>> BEGIN Information provided

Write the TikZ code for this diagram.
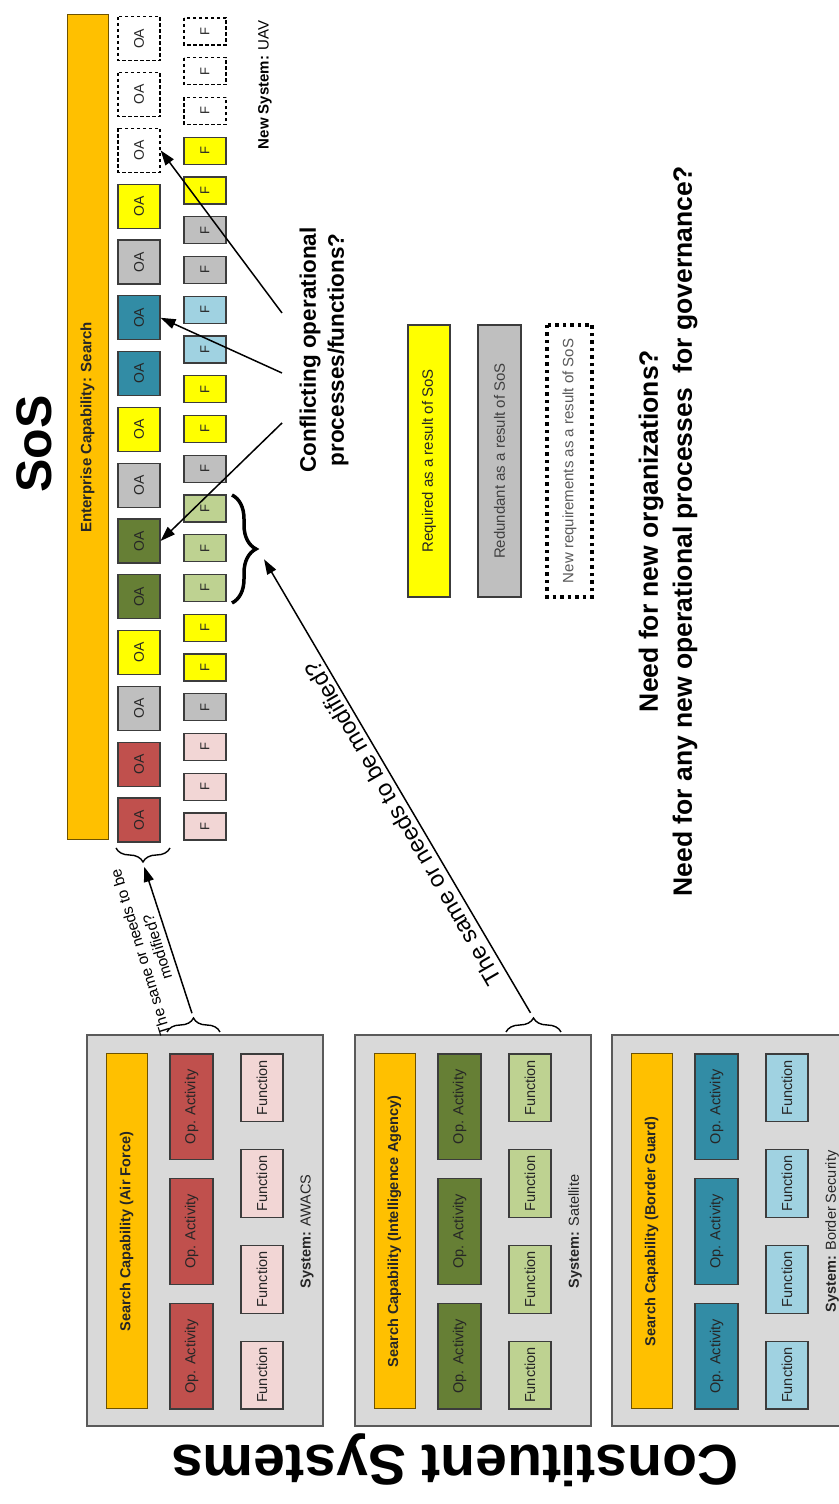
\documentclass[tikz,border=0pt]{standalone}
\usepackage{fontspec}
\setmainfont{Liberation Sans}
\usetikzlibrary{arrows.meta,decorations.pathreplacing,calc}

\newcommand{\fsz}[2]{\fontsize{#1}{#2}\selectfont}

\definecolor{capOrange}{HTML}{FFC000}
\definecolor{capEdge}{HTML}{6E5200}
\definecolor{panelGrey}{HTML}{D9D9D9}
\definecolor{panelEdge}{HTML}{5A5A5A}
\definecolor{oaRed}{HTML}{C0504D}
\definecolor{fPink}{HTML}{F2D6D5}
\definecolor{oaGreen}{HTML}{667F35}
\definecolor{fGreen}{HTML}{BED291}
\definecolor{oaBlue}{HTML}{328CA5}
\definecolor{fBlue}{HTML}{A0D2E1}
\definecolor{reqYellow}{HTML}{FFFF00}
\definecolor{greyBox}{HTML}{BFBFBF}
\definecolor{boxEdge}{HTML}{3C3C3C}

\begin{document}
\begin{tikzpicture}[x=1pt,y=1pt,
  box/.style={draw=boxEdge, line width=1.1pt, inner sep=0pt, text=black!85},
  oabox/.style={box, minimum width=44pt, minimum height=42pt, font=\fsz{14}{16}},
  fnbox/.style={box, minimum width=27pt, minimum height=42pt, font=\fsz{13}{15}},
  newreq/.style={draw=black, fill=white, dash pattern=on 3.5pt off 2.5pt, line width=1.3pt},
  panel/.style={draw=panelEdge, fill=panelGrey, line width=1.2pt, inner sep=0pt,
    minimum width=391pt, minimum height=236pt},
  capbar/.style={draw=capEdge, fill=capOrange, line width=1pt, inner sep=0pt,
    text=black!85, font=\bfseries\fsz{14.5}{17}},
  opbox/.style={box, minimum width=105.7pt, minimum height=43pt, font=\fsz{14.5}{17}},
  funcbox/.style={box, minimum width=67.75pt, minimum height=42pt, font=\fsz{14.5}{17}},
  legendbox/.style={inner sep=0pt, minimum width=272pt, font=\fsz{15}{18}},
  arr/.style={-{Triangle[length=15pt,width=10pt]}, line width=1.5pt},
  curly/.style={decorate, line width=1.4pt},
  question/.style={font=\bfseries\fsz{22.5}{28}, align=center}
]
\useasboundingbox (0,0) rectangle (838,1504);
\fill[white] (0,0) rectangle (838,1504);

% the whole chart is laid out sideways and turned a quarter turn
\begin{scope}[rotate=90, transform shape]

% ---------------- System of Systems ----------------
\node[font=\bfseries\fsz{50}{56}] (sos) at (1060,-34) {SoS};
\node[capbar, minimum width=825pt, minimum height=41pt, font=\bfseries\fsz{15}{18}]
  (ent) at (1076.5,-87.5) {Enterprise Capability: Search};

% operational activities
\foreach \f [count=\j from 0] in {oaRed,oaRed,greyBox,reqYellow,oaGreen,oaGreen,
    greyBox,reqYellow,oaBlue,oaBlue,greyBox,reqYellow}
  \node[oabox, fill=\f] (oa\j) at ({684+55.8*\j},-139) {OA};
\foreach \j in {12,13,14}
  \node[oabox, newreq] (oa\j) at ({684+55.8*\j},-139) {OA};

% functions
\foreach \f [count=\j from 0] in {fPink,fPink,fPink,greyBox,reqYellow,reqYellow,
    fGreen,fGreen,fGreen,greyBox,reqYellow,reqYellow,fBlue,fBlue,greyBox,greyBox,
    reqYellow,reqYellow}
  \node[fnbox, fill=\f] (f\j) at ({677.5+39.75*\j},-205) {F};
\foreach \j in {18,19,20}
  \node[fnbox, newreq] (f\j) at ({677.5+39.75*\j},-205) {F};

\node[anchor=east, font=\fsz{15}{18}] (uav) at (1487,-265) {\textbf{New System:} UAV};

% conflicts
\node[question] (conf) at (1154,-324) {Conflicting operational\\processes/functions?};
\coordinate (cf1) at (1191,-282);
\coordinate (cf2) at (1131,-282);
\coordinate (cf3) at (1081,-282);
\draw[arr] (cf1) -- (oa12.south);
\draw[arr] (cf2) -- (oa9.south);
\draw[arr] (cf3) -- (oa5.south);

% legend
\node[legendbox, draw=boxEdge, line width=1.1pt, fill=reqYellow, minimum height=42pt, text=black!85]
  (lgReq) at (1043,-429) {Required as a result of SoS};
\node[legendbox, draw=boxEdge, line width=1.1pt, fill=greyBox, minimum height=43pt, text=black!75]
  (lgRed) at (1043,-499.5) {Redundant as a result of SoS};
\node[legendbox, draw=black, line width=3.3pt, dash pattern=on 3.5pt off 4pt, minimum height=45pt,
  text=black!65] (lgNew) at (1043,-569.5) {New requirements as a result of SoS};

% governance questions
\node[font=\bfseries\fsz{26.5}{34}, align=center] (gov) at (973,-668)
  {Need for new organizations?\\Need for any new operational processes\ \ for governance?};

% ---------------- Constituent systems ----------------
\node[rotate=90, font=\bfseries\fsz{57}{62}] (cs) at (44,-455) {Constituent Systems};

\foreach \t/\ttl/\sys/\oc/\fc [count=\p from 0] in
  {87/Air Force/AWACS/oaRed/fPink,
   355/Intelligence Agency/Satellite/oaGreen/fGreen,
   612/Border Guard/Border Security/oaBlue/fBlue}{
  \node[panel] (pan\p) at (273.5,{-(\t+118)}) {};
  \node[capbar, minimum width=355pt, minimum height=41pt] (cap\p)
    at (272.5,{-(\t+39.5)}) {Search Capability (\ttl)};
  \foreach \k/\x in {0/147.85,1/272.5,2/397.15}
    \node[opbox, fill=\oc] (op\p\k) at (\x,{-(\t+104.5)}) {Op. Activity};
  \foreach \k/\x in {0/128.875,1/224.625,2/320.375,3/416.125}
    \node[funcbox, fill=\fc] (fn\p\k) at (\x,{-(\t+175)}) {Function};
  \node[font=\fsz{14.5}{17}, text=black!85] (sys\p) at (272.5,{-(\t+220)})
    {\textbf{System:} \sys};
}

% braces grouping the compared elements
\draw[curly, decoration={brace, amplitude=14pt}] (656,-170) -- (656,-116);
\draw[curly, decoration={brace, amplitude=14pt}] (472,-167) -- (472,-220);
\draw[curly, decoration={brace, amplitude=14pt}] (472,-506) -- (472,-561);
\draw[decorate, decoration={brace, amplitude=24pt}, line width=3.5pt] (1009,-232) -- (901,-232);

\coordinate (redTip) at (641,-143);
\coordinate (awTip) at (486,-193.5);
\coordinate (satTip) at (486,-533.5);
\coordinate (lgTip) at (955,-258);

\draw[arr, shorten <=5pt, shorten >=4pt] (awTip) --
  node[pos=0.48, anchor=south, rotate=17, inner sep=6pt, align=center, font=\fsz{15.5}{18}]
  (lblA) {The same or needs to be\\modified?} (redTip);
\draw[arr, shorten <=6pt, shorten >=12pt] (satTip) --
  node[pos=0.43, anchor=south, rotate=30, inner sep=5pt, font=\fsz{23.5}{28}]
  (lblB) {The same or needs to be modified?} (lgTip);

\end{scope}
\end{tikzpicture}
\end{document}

>> END Information provided

Repeat the material above in full and exactly, apart from the pictures.

Write the TikZ code for this diagram.
\documentclass[tikz,border=0pt]{standalone}
\usepackage{fontspec}
\setmainfont{Liberation Sans}
\usetikzlibrary{arrows.meta,decorations.pathreplacing,calc}

\newcommand{\fsz}[2]{\fontsize{#1}{#2}\selectfont}

\definecolor{capOrange}{HTML}{FFC000}
\definecolor{capEdge}{HTML}{6E5200}
\definecolor{panelGrey}{HTML}{D9D9D9}
\definecolor{panelEdge}{HTML}{5A5A5A}
\definecolor{oaRed}{HTML}{C0504D}
\definecolor{fPink}{HTML}{F2D6D5}
\definecolor{oaGreen}{HTML}{667F35}
\definecolor{fGreen}{HTML}{BED291}
\definecolor{oaBlue}{HTML}{328CA5}
\definecolor{fBlue}{HTML}{A0D2E1}
\definecolor{reqYellow}{HTML}{FFFF00}
\definecolor{greyBox}{HTML}{BFBFBF}
\definecolor{boxEdge}{HTML}{3C3C3C}

\begin{document}
\begin{tikzpicture}[x=1pt,y=1pt,
  box/.style={draw=boxEdge, line width=1.1pt, inner sep=0pt, text=black!85},
  oabox/.style={box, minimum width=44pt, minimum height=42pt, font=\fsz{14}{16}},
  fnbox/.style={box, minimum width=27pt, minimum height=42pt, font=\fsz{13}{15}},
  newreq/.style={draw=black, fill=white, dash pattern=on 3.5pt off 2.5pt, line width=1.3pt},
  panel/.style={draw=panelEdge, fill=panelGrey, line width=1.2pt, inner sep=0pt,
    minimum width=391pt, minimum height=236pt},
  capbar/.style={draw=capEdge, fill=capOrange, line width=1pt, inner sep=0pt,
    text=black!85, font=\bfseries\fsz{14.5}{17}},
  opbox/.style={box, minimum width=105.7pt, minimum height=43pt, font=\fsz{14.5}{17}},
  funcbox/.style={box, minimum width=67.75pt, minimum height=42pt, font=\fsz{14.5}{17}},
  legendbox/.style={inner sep=0pt, minimum width=272pt, font=\fsz{15}{18}},
  arr/.style={-{Triangle[length=15pt,width=10pt]}, line width=1.5pt},
  curly/.style={decorate, line width=1.4pt},
  question/.style={font=\bfseries\fsz{22.5}{28}, align=center}
]
\useasboundingbox (0,0) rectangle (838,1504);
\fill[white] (0,0) rectangle (838,1504);

% the whole chart is laid out sideways and turned a quarter turn
\begin{scope}[rotate=90, transform shape]

% ---------------- System of Systems ----------------
\node[font=\bfseries\fsz{50}{56}] (sos) at (1060,-34) {SoS};
\node[capbar, minimum width=825pt, minimum height=41pt, font=\bfseries\fsz{15}{18}]
  (ent) at (1076.5,-87.5) {Enterprise Capability: Search};

% operational activities
\foreach \f [count=\j from 0] in {oaRed,oaRed,greyBox,reqYellow,oaGreen,oaGreen,
    greyBox,reqYellow,oaBlue,oaBlue,greyBox,reqYellow}
  \node[oabox, fill=\f] (oa\j) at ({684+55.8*\j},-139) {OA};
\foreach \j in {12,13,14}
  \node[oabox, newreq] (oa\j) at ({684+55.8*\j},-139) {OA};

% functions
\foreach \f [count=\j from 0] in {fPink,fPink,fPink,greyBox,reqYellow,reqYellow,
    fGreen,fGreen,fGreen,greyBox,reqYellow,reqYellow,fBlue,fBlue,greyBox,greyBox,
    reqYellow,reqYellow}
  \node[fnbox, fill=\f] (f\j) at ({677.5+39.75*\j},-205) {F};
\foreach \j in {18,19,20}
  \node[fnbox, newreq] (f\j) at ({677.5+39.75*\j},-205) {F};

\node[anchor=east, font=\fsz{15}{18}] (uav) at (1487,-265) {\textbf{New System:} UAV};

% conflicts
\node[question] (conf) at (1154,-324) {Conflicting operational\\processes/functions?};
\coordinate (cf1) at (1191,-282);
\coordinate (cf2) at (1131,-282);
\coordinate (cf3) at (1081,-282);
\draw[arr] (cf1) -- (oa12.south);
\draw[arr] (cf2) -- (oa9.south);
\draw[arr] (cf3) -- (oa5.south);

% legend
\node[legendbox, draw=boxEdge, line width=1.1pt, fill=reqYellow, minimum height=42pt, text=black!85]
  (lgReq) at (1043,-429) {Required as a result of SoS};
\node[legendbox, draw=boxEdge, line width=1.1pt, fill=greyBox, minimum height=43pt, text=black!75]
  (lgRed) at (1043,-499.5) {Redundant as a result of SoS};
\node[legendbox, draw=black, line width=3.3pt, dash pattern=on 3.5pt off 4pt, minimum height=45pt,
  text=black!65] (lgNew) at (1043,-569.5) {New requirements as a result of SoS};

% governance questions
\node[font=\bfseries\fsz{26.5}{34}, align=center] (gov) at (973,-668)
  {Need for new organizations?\\Need for any new operational processes\ \ for governance?};

% ---------------- Constituent systems ----------------
\node[rotate=90, font=\bfseries\fsz{57}{62}] (cs) at (44,-455) {Constituent Systems};

\foreach \t/\ttl/\sys/\oc/\fc [count=\p from 0] in
  {87/Air Force/AWACS/oaRed/fPink,
   355/Intelligence Agency/Satellite/oaGreen/fGreen,
   612/Border Guard/Border Security/oaBlue/fBlue}{
  \node[panel] (pan\p) at (273.5,{-(\t+118)}) {};
  \node[capbar, minimum width=355pt, minimum height=41pt] (cap\p)
    at (272.5,{-(\t+39.5)}) {Search Capability (\ttl)};
  \foreach \k/\x in {0/147.85,1/272.5,2/397.15}
    \node[opbox, fill=\oc] (op\p\k) at (\x,{-(\t+104.5)}) {Op. Activity};
  \foreach \k/\x in {0/128.875,1/224.625,2/320.375,3/416.125}
    \node[funcbox, fill=\fc] (fn\p\k) at (\x,{-(\t+175)}) {Function};
  \node[font=\fsz{14.5}{17}, text=black!85] (sys\p) at (272.5,{-(\t+220)})
    {\textbf{System:} \sys};
}

% braces grouping the compared elements
\draw[curly, decoration={brace, amplitude=14pt}] (656,-170) -- (656,-116);
\draw[curly, decoration={brace, amplitude=14pt}] (472,-167) -- (472,-220);
\draw[curly, decoration={brace, amplitude=14pt}] (472,-506) -- (472,-561);
\draw[decorate, decoration={brace, amplitude=24pt}, line width=3.5pt] (1009,-232) -- (901,-232);

\coordinate (redTip) at (641,-143);
\coordinate (awTip) at (486,-193.5);
\coordinate (satTip) at (486,-533.5);
\coordinate (lgTip) at (955,-258);

\draw[arr, shorten <=5pt, shorten >=4pt] (awTip) --
  node[pos=0.48, anchor=south, rotate=17, inner sep=6pt, align=center, font=\fsz{15.5}{18}]
  (lblA) {The same or needs to be\\modified?} (redTip);
\draw[arr, shorten <=6pt, shorten >=12pt] (satTip) --
  node[pos=0.43, anchor=south, rotate=30, inner sep=5pt, font=\fsz{23.5}{28}]
  (lblB) {The same or needs to be modified?} (lgTip);

\end{scope}
\end{tikzpicture}
\end{document}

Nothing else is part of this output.